In July of 2009 AGO acquired FSA, a subsidiary of Dexia (OTC:DXBGF) from the French and Belgian government at a huge discount to book value. AGO did have to issue shares below intrinsic value to pay for the acquisition in addition to some cash, but the rewards seem to far exceed the risks. Just as with the Wells Fargo (WFC) acquisition of Wachovia, there is no doubt that there are some questionable assets in the FSA book. But if you get in at the right price from a distressed sale it can be difficult to lose money even in these trying economic times. The acquisition is already enormously profitable due to the accretion from the discount to book value and the lack of significant impairments within the portfolio.
AGO certainly has some hair on it as there are ongoing issues with the city of Harrisburg and Jefferson County. But the municipalities do have the ability and the obligation to raise taxes or sell assets to meet their debt obligations. I think municipal defaults will occur as they have for years. But just like with mortgages, you must create assumptions for both the default rate and severity to establish an idea of what the consequences of these defaults would be. Over the last 40 years net paid losses on U.S. public finance has been extremely low averaging about 4 basis points per annum of net par outstanding over the last 40 years. It goes without saying that most defaults have been in the non- rated and investment grade categories. Some 96% of AGOʼs net par outstanding is rated above investment grade, according to the companyʼs internal rating scale. The scale, in my opinion has proven to be far more prescient than either Moodyʼs (MCO) or S&P (MHP).
I think weʼll see most municipalities execute reasonable expense reductions, including both layoffs, and decreases in CAPEX plans. Another important thing to account for is that the vast majority of debt in this country does not get paid off at maturity but instead is refinanced prior to maturity. Nowhere is this more evident in then in Europe, where AGO has virtually no sovereign debt exposure, where Spain, Greece, etc. have been able to refinance debt at reasonably attractive levels. Rates will be higher for municipalities until their budgets are more balanced and revenues are bolstered by higher economic output.

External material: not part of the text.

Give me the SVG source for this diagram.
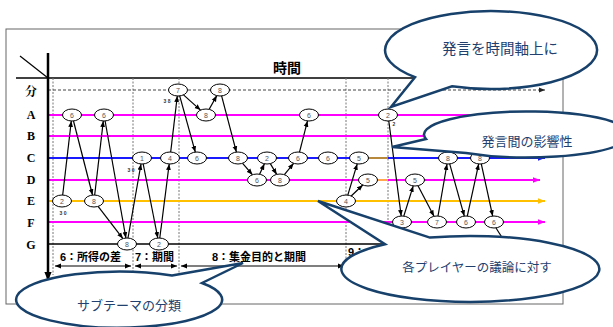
<svg xmlns="http://www.w3.org/2000/svg" width="613" height="327" viewBox="0 0 613 327">
<defs>
<style>
.nd ellipse{fill:#fff;stroke:#000;stroke-width:1}
.nd text{font-family:"Liberation Sans",Arial,sans-serif;font-size:7px;fill:#555;text-anchor:middle}
.cn line{stroke:#000;stroke-width:1.2;marker-end:url(#ah)}
.row{font-family:"Liberation Serif","Noto Serif CJK JP","Noto Sans CJK JP",serif;font-size:12px;font-weight:bold;fill:#000;text-anchor:middle}
.dot{stroke:#777;stroke-width:1;stroke-dasharray:2 1.5}
.mg{stroke:#ff00ff;stroke-width:2}
.bl{stroke:#1a1aff;stroke-width:2}
.yl{stroke:#ffc000;stroke-width:2}
.sm{font-family:"Liberation Sans",Arial,sans-serif;font-size:5px;font-weight:bold;fill:#333;text-anchor:middle}
.sec{font-family:"Liberation Sans","Noto Sans CJK JP",sans-serif;font-size:11px;font-weight:bold;fill:#000}
.br{stroke:#000;stroke-width:1.2;marker-start:url(#ab);marker-end:url(#ab)}
.bub path{fill:#fff;stroke:#17406b;stroke-width:2.5}
.bub text{font-family:"Noto Sans CJK JP",sans-serif;fill:#22406e;text-anchor:middle}
</style>
<marker id="ah" viewBox="0 0 10 10" refX="10" refY="5" markerWidth="6" markerHeight="6" markerUnits="userSpaceOnUse" orient="auto"><path d="M0,1 L10,5 L0,9 Z" fill="#000"/></marker>
<marker id="ab" viewBox="0 0 10 10" refX="10" refY="5" markerWidth="6" markerHeight="6" markerUnits="userSpaceOnUse" orient="auto-start-reverse"><path d="M0,1 L10,5 L0,9 Z" fill="#000"/></marker>
<marker id="am" viewBox="0 0 10 10" refX="10" refY="5" markerWidth="7" markerHeight="7" markerUnits="userSpaceOnUse" orient="auto"><path d="M0,1 L10,5 L0,9 Z" fill="#ff00ff"/></marker>
<marker id="abl" viewBox="0 0 10 10" refX="10" refY="5" markerWidth="7" markerHeight="7" markerUnits="userSpaceOnUse" orient="auto"><path d="M0,1 L10,5 L0,9 Z" fill="#1a1aff"/></marker>
<marker id="ay" viewBox="0 0 10 10" refX="10" refY="5" markerWidth="7" markerHeight="7" markerUnits="userSpaceOnUse" orient="auto"><path d="M0,1 L10,5 L0,9 Z" fill="#ffc000"/></marker>
<marker id="ad" viewBox="0 0 10 10" refX="10" refY="5" markerWidth="6" markerHeight="6" markerUnits="userSpaceOnUse" orient="auto"><path d="M0,1 L10,5 L0,9 Z" fill="#222"/></marker>
<marker id="ax" viewBox="0 0 10 10" refX="10" refY="5" markerWidth="9" markerHeight="9" markerUnits="userSpaceOnUse" orient="auto"><path d="M0,1 L10,5 L0,9 Z" fill="#000"/></marker>
</defs>
<rect width="613" height="327" fill="#fff"/>
<g id="frame">
<rect x="6" y="29" width="557" height="275" fill="none" stroke="#666" stroke-width="1"/>
<line x1="16" y1="78" x2="563" y2="78" stroke="#000" stroke-width="1.5"/>
<line x1="20" y1="56" x2="48" y2="78" stroke="#000" stroke-width="1.2"/>
<text x="287" y="73" font-family="Noto Sans CJK JP,sans-serif" font-size="14" font-weight="bold" text-anchor="middle">時間</text>
</g>
<g id="grid">
<line class="dot" x1="53" y1="78" x2="53" y2="275"/>
<line class="dot" x1="133" y1="78" x2="133" y2="275"/>
<line class="dot" x1="179" y1="78" x2="179" y2="275"/>
<line class="dot" x1="346" y1="78" x2="346" y2="275"/>
<line class="dot" x1="388" y1="78" x2="388" y2="275"/>
<line x1="48" y1="90" x2="545" y2="90" stroke="#444" stroke-width="1" stroke-dasharray="3 2" marker-end="url(#ad)"/>
</g>
<g id="rows">
<line class="mg" x1="48" y1="115" x2="545" y2="115" marker-end="url(#am)"/>
<line class="mg" x1="48" y1="136" x2="440" y2="136"/>
<line class="bl" x1="48" y1="158" x2="545" y2="158" marker-end="url(#abl)"/>
<line x1="366" y1="158" x2="388" y2="158" stroke="#b8893a" stroke-width="2"/>
<line class="mg" x1="48" y1="180" x2="540" y2="180" marker-end="url(#am)"/>
<line x1="376" y1="180" x2="388" y2="180" stroke="#ffa850" stroke-width="2"/>
<line class="yl" x1="48" y1="201" x2="545" y2="201" marker-end="url(#ay)"/>
<line class="mg" x1="48" y1="222" x2="545" y2="222" marker-end="url(#am)"/>
<line x1="48" y1="244" x2="500" y2="244" stroke="#000" stroke-width="1.5"/>
<line x1="48" y1="53" x2="48" y2="281" stroke="#000" stroke-width="2.5" marker-end="url(#ax)"/>
<text class="row" x="31" y="96" font-family="Noto Sans CJK JP,sans-serif" font-size="11">分</text>
<text class="row" x="31" y="119">A</text>
<text class="row" x="31" y="140">B</text>
<text class="row" x="31" y="162">C</text>
<text class="row" x="31" y="184">D</text>
<text class="row" x="31" y="205">E</text>
<text class="row" x="31" y="227">F</text>
<text class="row" x="31" y="249">G</text>
</g>
<g id="sections">
<line class="br" x1="55" y1="266" x2="131" y2="266"/>
<line class="br" x1="135" y1="266" x2="177" y2="266"/>
<line class="br" x1="181" y1="266" x2="344" y2="266"/>
<line class="br" x1="348" y1="266" x2="420" y2="266"/>
<text class="sec" x="60" y="261">6：所得の差</text>
<text class="sec" x="135" y="261">7：期間</text>
<text class="sec" x="212" y="261">8：集金目的と期間</text>
<text class="sec" x="348" y="256">9：</text>
</g>
<g id="connectors" class="cn">
<line x1="62.7" y1="195" x2="71.3" y2="121"/>
<line x1="73.5" y1="121" x2="92.5" y2="195"/>
<line x1="94.7" y1="195" x2="103.3" y2="121"/>
<line x1="105.1" y1="121" x2="125.9" y2="238"/>
<line x1="98.1" y1="206.4" x2="122.9" y2="238.6"/>
<line x1="128" y1="238" x2="141" y2="164"/>
<line x1="143.2" y1="164" x2="157.8" y2="238"/>
<line x1="159.8" y1="238" x2="169.2" y2="164"/>
<line x1="170.7" y1="152" x2="177.3" y2="96"/>
<line x1="183.5" y1="94.9" x2="200.5" y2="110.1"/>
<line x1="179.7" y1="95.9" x2="195.3" y2="152.1"/>
<line x1="209.2" y1="109.3" x2="216.8" y2="95.6"/>
<line x1="221.6" y1="95.9" x2="236.4" y2="152.1"/>
<line x1="242.6" y1="163.3" x2="252.4" y2="174.7"/>
<line x1="259.6" y1="174.2" x2="264.4" y2="163.8"/>
<line x1="270.3" y1="163.6" x2="276.7" y2="174.4"/>
<line x1="284.4" y1="174.7" x2="293.6" y2="163.3"/>
<line x1="299.5" y1="152.1" x2="307.5" y2="120.9"/>
<line x1="347.8" y1="195.1" x2="357.2" y2="163.9"/>
<line x1="351.2" y1="196" x2="362.8" y2="185"/>
<line x1="388.8" y1="121" x2="401.2" y2="216"/>
<line x1="403.8" y1="216.1" x2="413.2" y2="185.9"/>
<line x1="418" y1="185.7" x2="434" y2="216.3"/>
<line x1="438" y1="216" x2="447" y2="164"/>
<line x1="449.7" y1="163.9" x2="464.3" y2="216.1"/>
<line x1="467.3" y1="216.1" x2="478.7" y2="163.9"/>
<line x1="481.3" y1="163.9" x2="492.7" y2="216.1"/>
<line x1="496" y1="228" x2="510" y2="250" style="marker-end:none"/>
</g>
<g id="n1" class="nd"><ellipse cx="62" cy="201" rx="9.5" ry="6"/><text x="62" y="203.5">2</text></g>
<g id="n2" class="nd"><ellipse cx="72" cy="115" rx="9.5" ry="6"/><text x="72" y="117.5">6</text></g>
<g id="n3" class="nd"><ellipse cx="94" cy="201" rx="9.5" ry="6"/><text x="94" y="203.5">8</text></g>
<g id="n4" class="nd"><ellipse cx="104" cy="115" rx="9.5" ry="6"/><text x="104" y="117.5">6</text></g>
<g id="n5" class="nd"><ellipse cx="127" cy="244" rx="9.5" ry="6"/><text x="127" y="246.5">8</text></g>
<g id="n6" class="nd"><ellipse cx="142" cy="158" rx="9.5" ry="6"/><text x="142" y="160.5">1</text></g>
<g id="n7" class="nd"><ellipse cx="159" cy="244" rx="9.5" ry="6"/><text x="159" y="246.5">2</text></g>
<g id="n8" class="nd"><ellipse cx="170" cy="158" rx="9.5" ry="6"/><text x="170" y="160.5">4</text></g>
<g id="n9" class="nd"><ellipse cx="178" cy="90" rx="9.5" ry="6"/><text x="178" y="92.5">7</text></g>
<g id="n10" class="nd"><ellipse cx="206" cy="115" rx="9.5" ry="6"/><text x="206" y="117.5">8</text></g>
<g id="n11" class="nd"><ellipse cx="197" cy="158" rx="9.5" ry="6"/><text x="197" y="160.5">6</text></g>
<g id="n12" class="nd"><ellipse cx="220" cy="90" rx="9.5" ry="6"/><text x="220" y="92.5">8</text></g>
<g id="n13" class="nd"><ellipse cx="238" cy="158" rx="9.5" ry="6"/><text x="238" y="160.5">8</text></g>
<g id="n14" class="nd"><ellipse cx="257" cy="180" rx="9.5" ry="6"/><text x="257" y="182.5">6</text></g>
<g id="n15" class="nd"><ellipse cx="267" cy="158" rx="9.5" ry="6"/><text x="267" y="160.5">2</text></g>
<g id="n16" class="nd"><ellipse cx="280" cy="180" rx="9.5" ry="6"/><text x="280" y="182.5">8</text></g>
<g id="n17" class="nd"><ellipse cx="298" cy="158" rx="9.5" ry="6"/><text x="298" y="160.5">6</text></g>
<g id="n18" class="nd"><ellipse cx="309" cy="115" rx="9.5" ry="6"/><text x="309" y="117.5">6</text></g>
<g id="n19" class="nd"><ellipse cx="328" cy="158" rx="9.5" ry="6"/><text x="328" y="160.5">6</text></g>
<g id="n20" class="nd"><ellipse cx="346" cy="201" rx="9.5" ry="6"/><text x="346" y="203.5">4</text></g>
<g id="n21" class="nd"><ellipse cx="359" cy="158" rx="9.5" ry="6"/><text x="359" y="160.5">5</text></g>
<g id="n22" class="nd"><ellipse cx="368" cy="180" rx="9.5" ry="6"/><text x="368" y="182.5">5</text></g>
<g id="n23" class="nd"><ellipse cx="388" cy="115" rx="9.5" ry="6"/><text x="388" y="117.5">2</text></g>
<g id="n24" class="nd"><ellipse cx="402" cy="222" rx="9.5" ry="6"/><text x="402" y="224.5">3</text></g>
<g id="n25" class="nd"><ellipse cx="415" cy="180" rx="9.5" ry="6"/><text x="415" y="182.5">5</text></g>
<g id="n26" class="nd"><ellipse cx="437" cy="222" rx="9.5" ry="6"/><text x="437" y="224.5">7</text></g>
<g id="n27" class="nd"><ellipse cx="448" cy="158" rx="9.5" ry="6"/><text x="448" y="160.5">8</text></g>
<g id="n28" class="nd"><ellipse cx="466" cy="222" rx="9.5" ry="6"/><text x="466" y="224.5">6</text></g>
<g id="n29" class="nd"><ellipse cx="480" cy="158" rx="9.5" ry="6"/><text x="480" y="160.5">8</text></g>
<g id="n30" class="nd"><ellipse cx="494" cy="222" rx="9.5" ry="6"/><text x="494" y="224.5">6</text></g>
<g id="notes">
<text class="sm" x="63" y="215">3 0</text>
<text class="sm" x="131" y="172">3 0</text>
<text class="sm" x="167" y="103">3 8</text>
<text class="sm" x="394" y="126">2</text>
</g>
<g id="callouts" class="bub">
<g id="c1"><path d="M415,77.2 L391,107 L452,86.3 A106 39 0 1 0 415,77.2 Z"/><text x="500" y="54" font-size="14.5">発言を時間軸上に</text></g>
<g id="c2"><path d="M426,139 L392,147 L466,153 A103 23 0 1 0 426,139 Z"/><text x="527" y="146" font-size="13">発言間の影響性</text></g>
<g id="c3"><path d="M430,237.6 L318,201 L385,244.2 A129 33 0 1 0 430,237.6 Z"/><text x="477" y="272" font-size="12.5">各プレイヤーの議論に対す</text></g>
<g id="c4"><path d="M172,275.6 L243,263 L202,283 A103 28 0 1 1 172,275.6 Z"/><text x="129" y="310" font-size="13">サブテーマの分類</text></g>
</g>
</svg>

However, a few defaults would actually be pretty good for business at AGO. Bond investors that are made good on their defaulted investments as a result of AGOʼs insurance are likely to be recurring customers in the future, and without any defaults there wouldnʼt be any legitimacy to the industry.
Due to the lack of any competition AGO has been the only game in town for municipal bond insurance but demand is really low. Future demand will likely depend on confidence in AGOʼs ratings. Moodyʼs, S&P, and Fitch have all been quite capricious in terms of issuing ratings, and have shown little prognostication ability. When the insurers are downgraded, usually the insured bonds are as well which somewhat reduces the value of the insurance. The positive part of the equation is that AGO is pretty much only writing public finance business which is actually capital accretive to the company. A recent deal with Americredit (ACF) on some auto finance loans has excellent collateral protection, and is likely a preface to an emerging, but more rational structured finance environment.
Now moving forward to a valuation analysis on AGO, the merits of the investment become considerably more clear. AGOʼs book value as of March 31, 2010 is $19.63. Its adjusted book value, which negates non-credit impairment unrealized gains (losses) on credit derivatives, plus the net present value of estimated premium revenues and reserves, minus losses and after taxes is $48.00. Historically, municipal bond insurers have traded at a slight premium to adjusted book and it is very possible that AGO could earn between $4.50-$6.00 in 2011 and 2012. I expect them to be able to generate an ROE of about 10% on adjusted book. This would imply normalized earnings power of $4.80 at the present. There is a great deal of uncertainty on this investment but getting in at these prices provides you with an adequate margin of safety to the extent that it is difficult to picture a scenario where you would lose money over the long term.